■ **Task directions**
Begin with the first line of the listing and quote every line through the one containing "from matplotlib.ticker import"; give only those lines.

■ **Dataset excerpt**
==*==
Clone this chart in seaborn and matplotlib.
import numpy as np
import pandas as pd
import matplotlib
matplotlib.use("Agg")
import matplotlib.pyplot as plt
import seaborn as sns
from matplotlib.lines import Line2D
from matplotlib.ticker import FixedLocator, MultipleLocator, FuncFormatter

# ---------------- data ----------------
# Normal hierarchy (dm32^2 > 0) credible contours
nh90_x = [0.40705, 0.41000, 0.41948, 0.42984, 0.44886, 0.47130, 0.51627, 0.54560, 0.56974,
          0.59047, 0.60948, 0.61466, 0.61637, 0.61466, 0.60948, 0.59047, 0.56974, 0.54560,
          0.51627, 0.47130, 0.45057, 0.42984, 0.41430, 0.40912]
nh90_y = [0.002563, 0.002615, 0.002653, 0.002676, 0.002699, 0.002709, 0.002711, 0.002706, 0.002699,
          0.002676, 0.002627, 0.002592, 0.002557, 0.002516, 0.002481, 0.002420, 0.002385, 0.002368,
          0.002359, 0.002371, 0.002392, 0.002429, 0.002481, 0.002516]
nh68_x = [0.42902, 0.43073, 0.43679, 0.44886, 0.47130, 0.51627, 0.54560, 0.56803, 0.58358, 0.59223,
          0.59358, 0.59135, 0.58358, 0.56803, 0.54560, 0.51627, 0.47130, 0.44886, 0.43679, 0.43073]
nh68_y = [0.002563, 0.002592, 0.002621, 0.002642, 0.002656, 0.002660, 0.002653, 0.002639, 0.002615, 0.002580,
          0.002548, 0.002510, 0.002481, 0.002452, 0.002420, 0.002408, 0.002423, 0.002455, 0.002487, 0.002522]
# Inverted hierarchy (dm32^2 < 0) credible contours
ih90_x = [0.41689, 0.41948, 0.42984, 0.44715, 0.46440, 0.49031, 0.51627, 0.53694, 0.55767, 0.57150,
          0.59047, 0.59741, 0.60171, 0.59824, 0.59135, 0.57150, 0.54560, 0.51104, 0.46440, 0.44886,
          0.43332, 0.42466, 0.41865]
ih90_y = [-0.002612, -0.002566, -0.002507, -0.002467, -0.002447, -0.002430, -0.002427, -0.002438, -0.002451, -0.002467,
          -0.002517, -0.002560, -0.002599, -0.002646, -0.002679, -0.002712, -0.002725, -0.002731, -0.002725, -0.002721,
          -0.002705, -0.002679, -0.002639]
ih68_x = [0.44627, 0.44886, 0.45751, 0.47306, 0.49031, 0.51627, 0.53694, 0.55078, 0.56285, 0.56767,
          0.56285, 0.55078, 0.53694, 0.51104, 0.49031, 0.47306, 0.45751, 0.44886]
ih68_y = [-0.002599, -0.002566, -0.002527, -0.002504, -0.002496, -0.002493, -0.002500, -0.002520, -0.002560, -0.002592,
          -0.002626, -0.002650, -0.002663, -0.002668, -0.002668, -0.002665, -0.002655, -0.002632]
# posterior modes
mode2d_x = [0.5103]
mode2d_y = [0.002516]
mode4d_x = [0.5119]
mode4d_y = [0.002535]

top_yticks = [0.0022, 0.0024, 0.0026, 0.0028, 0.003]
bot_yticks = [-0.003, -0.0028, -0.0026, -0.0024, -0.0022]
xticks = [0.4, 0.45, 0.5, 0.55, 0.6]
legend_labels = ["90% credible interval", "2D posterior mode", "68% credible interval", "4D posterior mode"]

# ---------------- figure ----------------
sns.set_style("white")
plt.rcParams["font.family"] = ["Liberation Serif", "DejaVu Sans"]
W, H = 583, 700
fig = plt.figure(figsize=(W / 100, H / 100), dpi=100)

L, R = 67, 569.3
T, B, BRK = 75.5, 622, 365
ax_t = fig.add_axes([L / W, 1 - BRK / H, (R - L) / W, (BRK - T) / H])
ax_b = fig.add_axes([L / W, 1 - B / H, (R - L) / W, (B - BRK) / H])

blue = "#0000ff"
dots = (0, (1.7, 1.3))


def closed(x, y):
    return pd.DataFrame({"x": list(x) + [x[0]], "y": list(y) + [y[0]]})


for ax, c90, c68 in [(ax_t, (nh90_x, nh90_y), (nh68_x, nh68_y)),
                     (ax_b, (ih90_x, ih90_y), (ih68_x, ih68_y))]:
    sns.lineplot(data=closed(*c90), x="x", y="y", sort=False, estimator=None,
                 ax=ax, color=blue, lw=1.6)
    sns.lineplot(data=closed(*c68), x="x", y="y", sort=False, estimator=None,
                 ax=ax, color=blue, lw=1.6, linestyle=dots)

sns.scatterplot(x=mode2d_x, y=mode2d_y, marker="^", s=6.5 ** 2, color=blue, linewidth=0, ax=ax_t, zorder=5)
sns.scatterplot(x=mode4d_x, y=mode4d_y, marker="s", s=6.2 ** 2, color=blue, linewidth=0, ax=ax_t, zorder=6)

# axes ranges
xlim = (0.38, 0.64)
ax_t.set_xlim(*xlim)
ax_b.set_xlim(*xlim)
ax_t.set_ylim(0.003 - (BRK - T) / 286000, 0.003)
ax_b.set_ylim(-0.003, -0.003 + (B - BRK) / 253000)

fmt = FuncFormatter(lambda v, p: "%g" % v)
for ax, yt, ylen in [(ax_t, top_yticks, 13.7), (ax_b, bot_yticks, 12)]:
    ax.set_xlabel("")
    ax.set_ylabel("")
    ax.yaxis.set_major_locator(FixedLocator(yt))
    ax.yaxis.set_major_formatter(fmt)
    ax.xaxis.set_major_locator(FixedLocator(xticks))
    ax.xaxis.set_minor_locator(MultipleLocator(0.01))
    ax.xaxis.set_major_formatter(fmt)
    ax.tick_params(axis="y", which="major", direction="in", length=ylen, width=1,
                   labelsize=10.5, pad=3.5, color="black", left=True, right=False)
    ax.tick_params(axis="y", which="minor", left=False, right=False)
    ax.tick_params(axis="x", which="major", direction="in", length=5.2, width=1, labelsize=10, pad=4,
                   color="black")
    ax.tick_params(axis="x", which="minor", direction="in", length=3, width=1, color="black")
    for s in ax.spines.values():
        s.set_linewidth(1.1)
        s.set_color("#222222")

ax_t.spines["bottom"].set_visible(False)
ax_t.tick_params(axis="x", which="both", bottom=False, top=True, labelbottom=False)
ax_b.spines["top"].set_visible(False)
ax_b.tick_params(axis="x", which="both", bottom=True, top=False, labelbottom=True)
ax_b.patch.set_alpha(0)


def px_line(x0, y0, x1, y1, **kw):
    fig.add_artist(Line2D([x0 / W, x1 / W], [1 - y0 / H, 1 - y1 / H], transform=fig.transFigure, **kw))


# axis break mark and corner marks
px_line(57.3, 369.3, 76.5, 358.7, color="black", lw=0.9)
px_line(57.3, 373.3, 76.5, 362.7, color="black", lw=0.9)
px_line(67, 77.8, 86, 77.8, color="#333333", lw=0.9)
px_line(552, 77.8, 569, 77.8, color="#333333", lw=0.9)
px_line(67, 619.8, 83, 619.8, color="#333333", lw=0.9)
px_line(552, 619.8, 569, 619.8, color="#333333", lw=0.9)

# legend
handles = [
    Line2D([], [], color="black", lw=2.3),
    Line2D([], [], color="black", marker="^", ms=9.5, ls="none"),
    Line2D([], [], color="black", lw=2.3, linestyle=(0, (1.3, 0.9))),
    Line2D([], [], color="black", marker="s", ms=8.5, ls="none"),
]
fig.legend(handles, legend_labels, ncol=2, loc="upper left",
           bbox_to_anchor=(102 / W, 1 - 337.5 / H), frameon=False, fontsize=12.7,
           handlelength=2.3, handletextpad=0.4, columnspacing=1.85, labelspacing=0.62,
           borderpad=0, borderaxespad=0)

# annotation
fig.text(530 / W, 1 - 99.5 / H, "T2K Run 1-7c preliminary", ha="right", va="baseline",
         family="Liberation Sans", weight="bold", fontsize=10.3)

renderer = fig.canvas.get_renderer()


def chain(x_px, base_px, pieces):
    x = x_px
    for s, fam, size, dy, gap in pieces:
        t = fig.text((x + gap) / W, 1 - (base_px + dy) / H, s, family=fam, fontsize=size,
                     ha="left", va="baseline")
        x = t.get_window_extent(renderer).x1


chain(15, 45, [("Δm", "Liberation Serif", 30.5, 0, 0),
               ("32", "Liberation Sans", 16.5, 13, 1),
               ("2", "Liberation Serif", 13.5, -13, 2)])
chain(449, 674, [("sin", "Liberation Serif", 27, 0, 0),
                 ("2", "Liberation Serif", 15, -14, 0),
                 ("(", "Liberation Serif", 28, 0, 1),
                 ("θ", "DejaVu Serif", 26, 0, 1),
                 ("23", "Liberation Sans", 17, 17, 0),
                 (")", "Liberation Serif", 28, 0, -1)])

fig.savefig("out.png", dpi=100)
==*==
■ **Solution to the exercise**
Clone this chart in seaborn and matplotlib.
import numpy as np
import pandas as pd
import matplotlib
matplotlib.use("Agg")
import matplotlib.pyplot as plt
import seaborn as sns
from matplotlib.lines import Line2D
from matplotlib.ticker import FixedLocator, MultipleLocator, FuncFormatter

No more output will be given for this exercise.